Саманта утвердительно кивнула.
– Наверное, в душе он понимал, что я не такая, как все. Кроме того, в отличие от матери, я его не любила, и он чувствовал это. Я никогда не спорила с ним, не огрызалась и не плакала, когда он бил меня, и это его злило. По-моему, он меня даже побаивался.
Представив, как содрогается маленькое тельце девочки под ударами домашнего садиста, Лукас поежился и испытал приступ внезапной острой боли.

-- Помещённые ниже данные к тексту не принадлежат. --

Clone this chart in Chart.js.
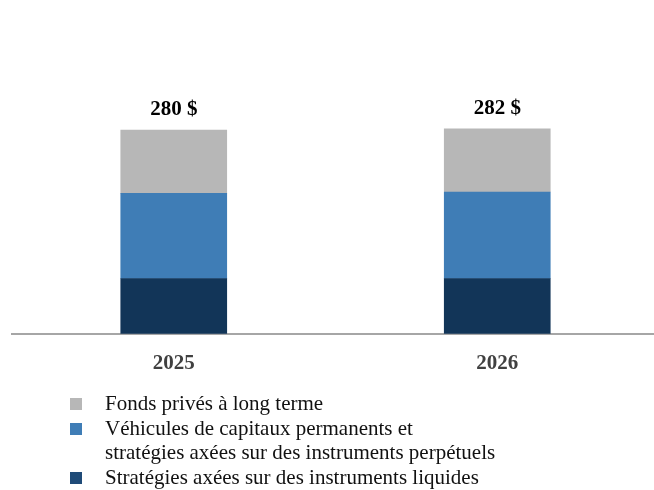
<!DOCTYPE html>
<html>
<head>
<meta charset="utf-8">
<script src="https://cdn.jsdelivr.net/npm/chart.js@4.4.1/dist/chart.umd.min.js"></script>
<style>
    body { margin: 0; background: #fff; width: 654px; height: 490px; overflow: hidden; position: relative; }
    #wrap { position: absolute; left: 0; top: 0; width: 659px; height: 399px; }
    #legend { position: absolute; left: 68px; top: 391px; font-family: "Liberation Serif", "Times New Roman", serif; font-size: 21px; color: #111; line-height: 24.7px; }
    .item { position: relative; padding-left: 37px; }
    .box { position: absolute; left: 2px; top: 7px; width: 12px; height: 12px; }
</style>
</head>
<body>
<div id="wrap"><canvas id="chart"></canvas></div>
<div id="legend"></div>
<script>
const years = ['2025', '2026'];
const liquid = [76, 76];
const permanent = [117, 119];
const privateFunds = [87, 87];
const totals = ['280 $', '282 $'];
const seriesNames = [
    'Fonds privés à long terme',
    'Véhicules de capitaux permanents et\nstratégies axées sur des instruments perpétuels',
    'Stratégies axées sur des instruments liquides'
];

const serif = '"Liberation Serif", "Times New Roman", serif';

// labels above each stacked bar
const totalLabels = {
    id: 'totalLabels',
    afterDatasetsDraw(chart) {
        const ctx = chart.ctx;
        const last = chart.getDatasetMeta(chart.data.datasets.length - 1);
        ctx.save();
        ctx.font = 'bold 21px ' + serif;
        ctx.fillStyle = '#000';
        ctx.textAlign = 'center';
        ctx.textBaseline = 'bottom';
        last.data.forEach((bar, i) => {
            ctx.fillText(totals[i], bar.x, bar.y - 10);
        });
        ctx.restore();
    }
};

const chart = new Chart(document.getElementById('chart'), {
    type: 'bar',
    data: {
        labels: years,
        datasets: [
            { label: 'liquid', data: liquid, backgroundColor: '#123558' },
            { label: 'permanent', data: permanent, backgroundColor: '#3f7db6' },
            { label: 'private', data: privateFunds, backgroundColor: '#b7b7b7' }
        ]
    },
    options: {
        responsive: true,
        maintainAspectRatio: false,
        animation: false,
        layout: { padding: { left: 12, right: 0, top: 0, bottom: 14 } },
        datasets: { bar: { barThickness: 106 } },
        plugins: {
            legend: { display: false },
            tooltip: { enabled: false }
        },
        scales: {
            x: {
                stacked: true,
                grid: { display: false },
                border: { color: '#a6a6a6', width: 2 },
                ticks: {
                    color: '#404040',
                    padding: 9,
                    font: { family: serif, size: 21, weight: 'bold' }
                }
            },
            y: {
                stacked: true,
                display: false,
                min: 0,
                max: 459
            }
        }
    },
    plugins: [totalLabels]
});

// legend, top to bottom as in the original
const legendColors = ['#b7b7b7', '#3f7db6', '#1f4b78'];
document.getElementById('legend').innerHTML = seriesNames.map((name, i) => `
    <div class="item"><span class="box" style="background:${legendColors[i]}"></span>${name.replace('\n', '<br>')}</div>
`).join('');
</script>
</body>
</html>
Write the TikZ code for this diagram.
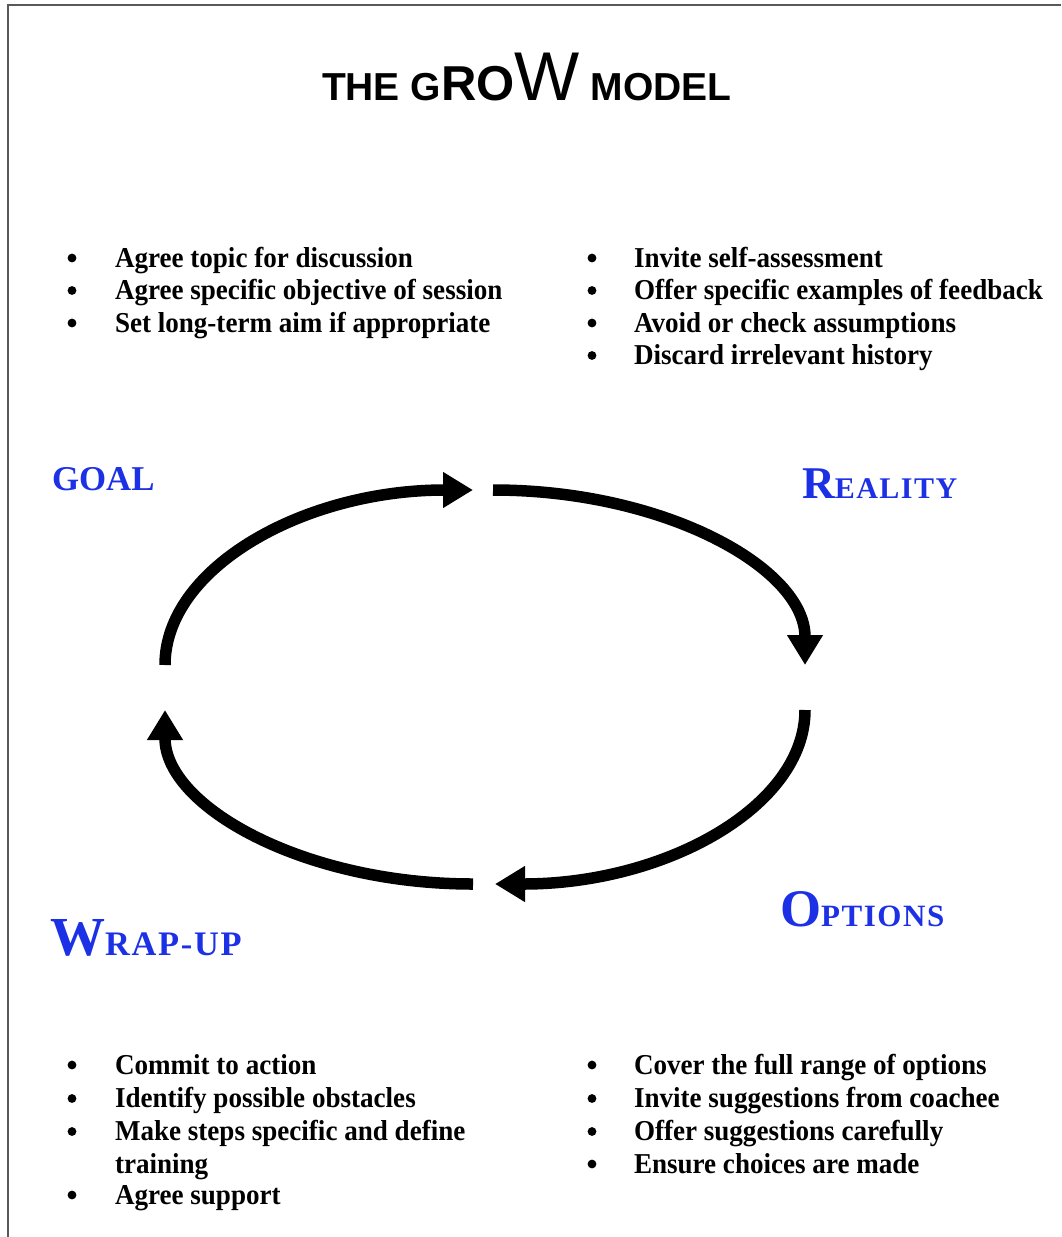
\documentclass[tikz,border=0pt]{standalone}
\usepackage{fontspec}
\usetikzlibrary{arrows.meta}
\newfontfamily\growtitlefont{Liberation Sans}
\newfontfamily\growheadfont{Liberation Serif}
\newfontfamily\growbodyfont[FakeStretch=0.94]{Liberation Serif}
\definecolor{GrowInk}{gray}{0.0}
\definecolor{GrowBlue}{RGB}{28,48,230}
\definecolor{GrowFrame}{gray}{0.35}
% letters of two sizes, as in the stage names
\newcommand\growcaps[4]{{\fontsize{#1}{#1}\selectfont #2}{\fontsize{#3}{#3}\selectfont\addfontfeature{LetterSpace=5}#4}}
\tikzset{
    grow/diagram/.style={
        x=0.5pt, y=-0.5pt,
        every node/.style={inner sep=0pt, outer sep=0pt}
    },
    grow/frame/.style={draw=GrowFrame, line width=1pt},
    grow/cycle/.style={
        draw=GrowInk, line width=5.75pt, line cap=butt,
        -{Triangle[length=15pt, width=17pt]}
    },
    grow/title/.style={font=\growtitlefont\bfseries, anchor=base west},
    grow/stage/.style={text=GrowBlue, font=\growheadfont\bfseries, anchor=base west},
    grow/item/.style={
        font=\growbodyfont\bfseries\fontsize{14.4}{16.25}\selectfont,
        anchor=base west, align=left
    },
    grow/bullet/.style={circle, fill=GrowInk, draw=none, minimum size=4.4pt}
}

\begin{document}
\begin{tikzpicture}[grow/diagram]
    \useasboundingbox (0,0) rectangle (1061,1237);
    \draw[grow/frame] (8,1237) -- (8,5) -- (1061,5);
    \node[grow/title] (title) at (322,100)
        {{\fontsize{19.5}{20}\selectfont THE G}{\fontsize{24.5}{25}\selectfont RO}{\fontsize{34.5}{35}\selectfont\mdseries W}{\fontsize{19.5}{20}\selectfont\ MODEL}};

    % stage names
    \node[grow/stage] (goal) at (52,490) {\growcaps{17.4}{GOAL}{17.4}{}};
    \node[grow/stage] (reality) at (802,498) {\growcaps{22.7}{R}{15}{EALITY}};
    \node[grow/stage] (options) at (780,926) {\growcaps{26.4}{O}{15.5}{PTIONS}};
    \node[grow/stage] (wrapup) at (50,955) {\growcaps{27.5}{W}{17.2}{RAP-UP}};

    % the cycle
    \coordinate (goal-out) at (165,665);
    \coordinate (reality-in) at (493,490);
    \coordinate (options-in) at (805,710);
    \coordinate (wrapup-in) at (473,884);
    \draw[grow/cycle] (goal-out) arc[start angle=180, end angle=270, x radius=308, y radius=175];
    \draw[grow/cycle] (reality-in) arc[start angle=270, end angle=360, x radius=312, y radius=175];
    \draw[grow/cycle] (options-in) arc[start angle=0, end angle=90, x radius=310, y radius=174];
    \draw[grow/cycle] (wrapup-in) arc[start angle=90, end angle=180, x radius=308, y radius=174];

    % goal
    \node[grow/bullet] (g1b) at (72,258) {};
    \node[grow/item] (g1) at (115,267) {Agree topic for discussion};
    \node[grow/bullet] (g2b) at (72,290.5) {};
    \node[grow/item] (g2) at (115,299.5) {Agree specific objective of session};
    \node[grow/bullet] (g3b) at (72,323) {};
    \node[grow/item] (g3) at (115,332) {Set long-term aim if appropriate};

    % reality
    \node[grow/bullet] (r1b) at (592,258) {};
    \node[grow/item] (r1) at (634,267) {Invite self-assessment};
    \node[grow/bullet] (r2b) at (592,290.5) {};
    \node[grow/item] (r2) at (634,299.5) {Offer specific examples of feedback};
    \node[grow/bullet] (r3b) at (592,323) {};
    \node[grow/item] (r3) at (634,332) {Avoid or check assumptions};
    \node[grow/bullet] (r4b) at (592,355.5) {};
    \node[grow/item] (r4) at (634,364.5) {Discard irrelevant history};

    % wrap-up
    \node[grow/bullet] (w1b) at (72,1065) {};
    \node[grow/item] (w1) at (115,1074) {Commit to action};
    \node[grow/bullet] (w2b) at (72,1098.5) {};
    \node[grow/item] (w2) at (115,1107.5) {Identify possible obstacles};
    \node[grow/bullet] (w3b) at (72,1131.5) {};
    \node[grow/item] (w3) at (115,1173) {Make steps specific and define\\training};
    \node[grow/bullet] (w4b) at (72,1195) {};
    \node[grow/item] (w4) at (115,1204) {Agree support};

    % options
    \node[grow/bullet] (o1b) at (592,1065) {};
    \node[grow/item] (o1) at (634,1074) {Cover the full range of options};
    \node[grow/bullet] (o2b) at (592,1098.5) {};
    \node[grow/item] (o2) at (634,1107.5) {Invite suggestions from coachee};
    \node[grow/bullet] (o3b) at (592,1131.5) {};
    \node[grow/item] (o3) at (634,1140.5) {Offer suggestions carefully};
    \node[grow/bullet] (o4b) at (592,1164) {};
    \node[grow/item] (o4) at (634,1173) {Ensure choices are made};
\end{tikzpicture}
\end{document}
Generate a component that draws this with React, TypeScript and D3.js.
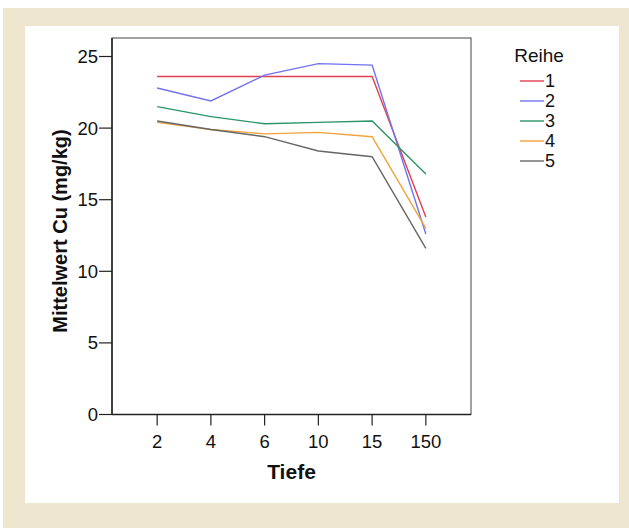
import React from "react";
import * as d3 from "d3";

const categories = ["2", "4", "6", "10", "15", "150"];
const seriesNames = ["1", "2", "3", "4", "5"];
const reihe1 = [23.6, 23.6, 23.6, 23.6, 23.6, 13.8];
const reihe2 = [22.8, 21.9, 23.7, 24.5, 24.4, 12.6];
const reihe3 = [21.5, 20.8, 20.3, 20.4, 20.5, 16.8];
const reihe4 = [20.4, 19.9, 19.6, 19.7, 19.4, 13.0];
const reihe5 = [20.5, 19.9, 19.4, 18.4, 18.0, 11.6];
const yTicks = [0, 5, 10, 15, 20, 25];
const colors = ["#e0404e", "#7272f2", "#2a9468", "#f2a23a", "#666666"];

export default function App() {
  const W = 629, H = 528;
  const left = 112, right = 471, top = 38, bottom = 414.5;
  const x = d3.scalePoint<string>().domain(categories).range([left, right]).padding(0.84);
  const y = d3.scaleLinear().domain([0, 25]).range([bottom, 56.5]);
  const series = [reihe1, reihe2, reihe3, reihe4, reihe5];
  const line = d3
    .line<number>()
    .x((_, i) => x(categories[i]) as number)
    .y((d) => y(d));
  const font = "Arial, 'Liberation Sans', Helvetica, sans-serif";
  return (
    <svg
      width={W}
      height={H}
      style={{ position: "absolute", left: 0, top: 0, display: "block" }}
      fontFamily={font}
    >
      <rect x={0} y={0} width={W} height={H} fill="#ffffff" />
      <rect x={3} y={8} width={W - 3} height={H - 8} fill="#efe6cf" />
      <rect x={25} y={26} width={594} height={477} fill="#ffffff" />
      {/* frame */}
      <rect x={left} y={top} width={right - left} height={bottom - top} fill="none" stroke="#444" strokeWidth={1} />
      <line x1={left} x2={left} y1={top} y2={bottom} stroke="#222" strokeWidth={1.5} />
      <line x1={left} x2={right} y1={bottom} y2={bottom} stroke="#222" strokeWidth={1.5} />
      {/* y ticks */}
      {yTicks.map((t) => (
        <g key={t}>
          <line x1={left - 13} x2={left} y1={y(t)} y2={y(t)} stroke="#222" strokeWidth={1.2} />
          <text x={left - 14} y={y(t)} dy="0.35em" textAnchor="end" fontSize={18.5} fill="#111">
            {t}
          </text>
        </g>
      ))}
      {/* x ticks */}
      {categories.map((c) => (
        <g key={c}>
          <line x1={x(c)} x2={x(c)} y1={bottom} y2={bottom + 11} stroke="#222" strokeWidth={1.2} />
          <text x={x(c)} y={442} dy="0.35em" textAnchor="middle" fontSize={18.5} fill="#111">
            {c}
          </text>
        </g>
      ))}
      <text x={291.5} y={472} dy="0.35em" textAnchor="middle" fontSize={21} fontWeight="bold" fill="#111">
        Tiefe
      </text>
      <text
        transform={`translate(60,231) rotate(-90)`}
        textAnchor="middle"
        dy="0.35em"
        fontSize={20}
        fontWeight="bold"
        fill="#111"
      >
        Mittelwert Cu (mg/kg)
      </text>
      {/* lines */}
      {series.map((s, i) => (
        <path key={i} d={line(s) || ""} fill="none" stroke={colors[i]} strokeWidth={1.4} />
      ))}
      {/* legend */}
      <text x={539} y={55} dy="0.35em" textAnchor="middle" fontSize={19} fill="#111">
        Reihe
      </text>
      {seriesNames.map((n, i) => (
        <g key={n}>
          <line x1={520} x2={544} y1={81 + i * 20} y2={81 + i * 20} stroke={colors[i]} strokeWidth={1.4} />
          <text x={545} y={81 + i * 20} dy="0.35em" fontSize={18} fill="#111">
            {n}
          </text>
        </g>
      ))}
    </svg>
  );
}
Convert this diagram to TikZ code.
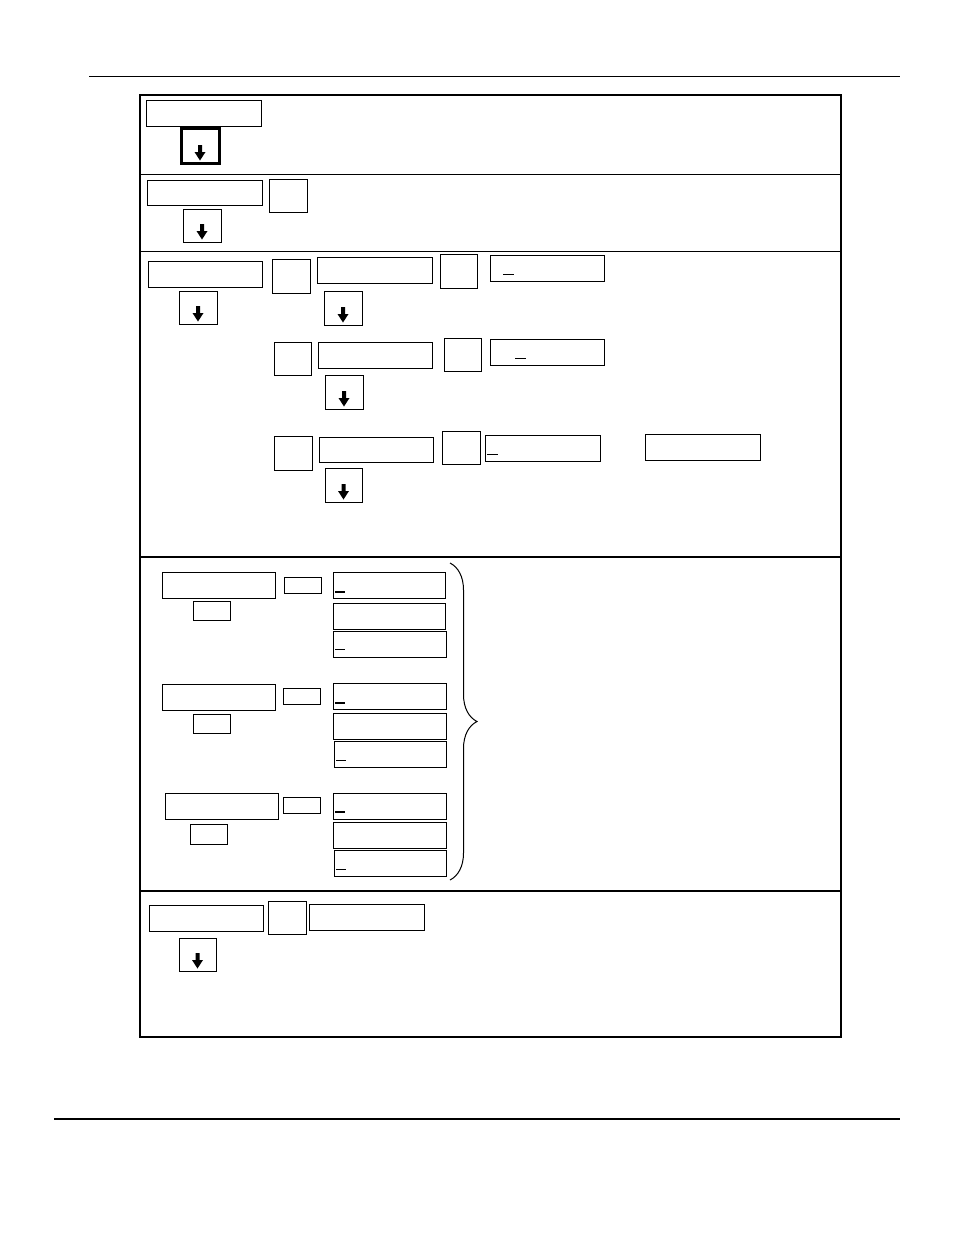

– Может быть, он тебя и побаивался, но ты в этом не виновата.
Саманта пожала плечами:
– Он был очень нервный, всего пугался и, если я оказывалась поблизости, всегда бил меня. А в пьяном виде он становился совсем ненормальным. Когда я видела, что он прикладывается к бутылке, я просто убегала из дома и пряталась в саду. Став постарше, я уходила в музей или библиотеку. Однако возвращаться-то мне все равно приходилось… А он поджидал меня.
Лукас не стал расспрашивать, почему никто из соседей и учителей не сообщил властям о том, что происходило в их доме. Он понимал, что мать ее делала все возможное, чтобы скрыть ссадины и синяки дочери, – одевала ее в длинные платья, мазала лицо зеленкой и кремом. «Да и не всегда люди хотят вмешиваться в чужие семейные дела», – подумал он.
– После того как я в первый раз попала в больницу, он стал осторожнее. Ну или мне так по крайней мере показалось. Он как бы установил для себя порог, дальше которого не заходил, избивая меня.
Такая жизнь продолжалась бы и дальше, поскольку я, несмотря ни на что, решила закончить школу, а потом поступить в колледж, но незадолго до того, как мне исполнилось пятнадцать, он, напившись и потеряв контроль над собой, сломал мне два ребра.